Hi there USD peoples.

A generic question on the internal processses of “instanceable references” (IR).

So, let’s say I have a scene with 1000 IR.

When resolving the stage let’s imagine we are traversing it: at some point the first IR will be encountred, under the hood a USD process will hash it as a potential “candidate for instancing”, and the result will be and in-memory “virtual master” (VM).

Then we contiue traversing, a second IR is found, it is hashed and compared with the first IR.
If the hash is the same, then this second IR will be an actual instance of the first virtual master.
Else if the hash is different, this second IR will be our second virtual master.

This process wil continue until all IR are compared to all VM. At this point we should know what is an instance of something else and what is not.

Obviously, if all IR are different we will have 1000 different VM and 0 instances. While if all IR are the exact same, we will have 1 VM and 999 instances.

I would like to be able to know, say from python api, how many VM actually became “True Masters” (not sure if this concept exists and what is its name, sorry for the neologysm), aswell as how many instances are associated to each true master.

My understandings could be off, I’d like to know more about this process or if you have any pointers would be great.

P

For a prim’s subgraph to be made an instance, it must be active, instanceable, and have at least one composition arc.
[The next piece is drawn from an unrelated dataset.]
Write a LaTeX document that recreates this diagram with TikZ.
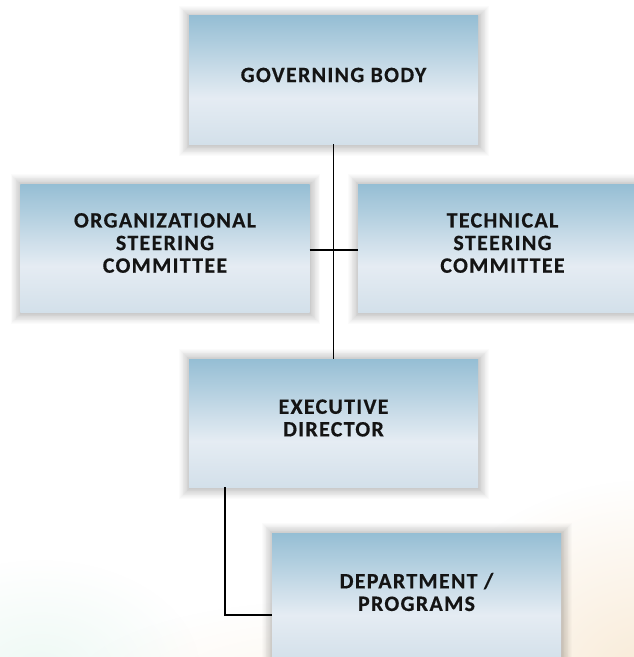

All instanced prims produce “prototypes” during composition which can be accessed for the entire stage here–

Universal Scene Description: UsdStage Class Reference (openusd.org)

A “prototype” is produced regardless of whether or not there are multiple instances. Once you have a prototype, you can get a list of all instances of that prototype here.

Universal Scene Description: UsdPrim Class Reference (openusd.org)

So if you’re looking to count how many prototypes yielded more than one instance, you should be able to use those two methods.

Hope that helps!

Thanks.
Ok, counting the instances associated to each prototype is a way, indeed.

It seems to work and the numbers seems to make sense.
As per docs GetInstances() should return 0 if the prototype has no instances (but I should really double check the meaning of 1, in case it counts itself as the first instance. I dont think so, but the scene I am dealing with is quite large, 16K prototypes, has so many prototypes with 1 single instance, nearly 8K, that I should not ignore this possibility hehehe).

The next thing I will need to verify is if instances before rendering are with 100% guarantee also istances for the render delegate and the renderer, and therefore are consolidated with the other instances in a single draw call (I am refering to rendering with storm in this case).

Wil be fun to dig into this.

I’m not sure it’s possible for a prototype on a composed stage to have zero instances. I /think/ the documentation is suggesting it will return zero instances if the prim itself is not a prototype. I’d be interested to learn though if there are cases I’m not thinking of, and it’s good to check for.

Note that prototypes always exist with a special root path prefixed with __Prototype and never exist “inline” of a standard scene graph traversal. The case of a prototype also being an instance shouldn’t be possible. (Prototypes themselves however may contain instances.)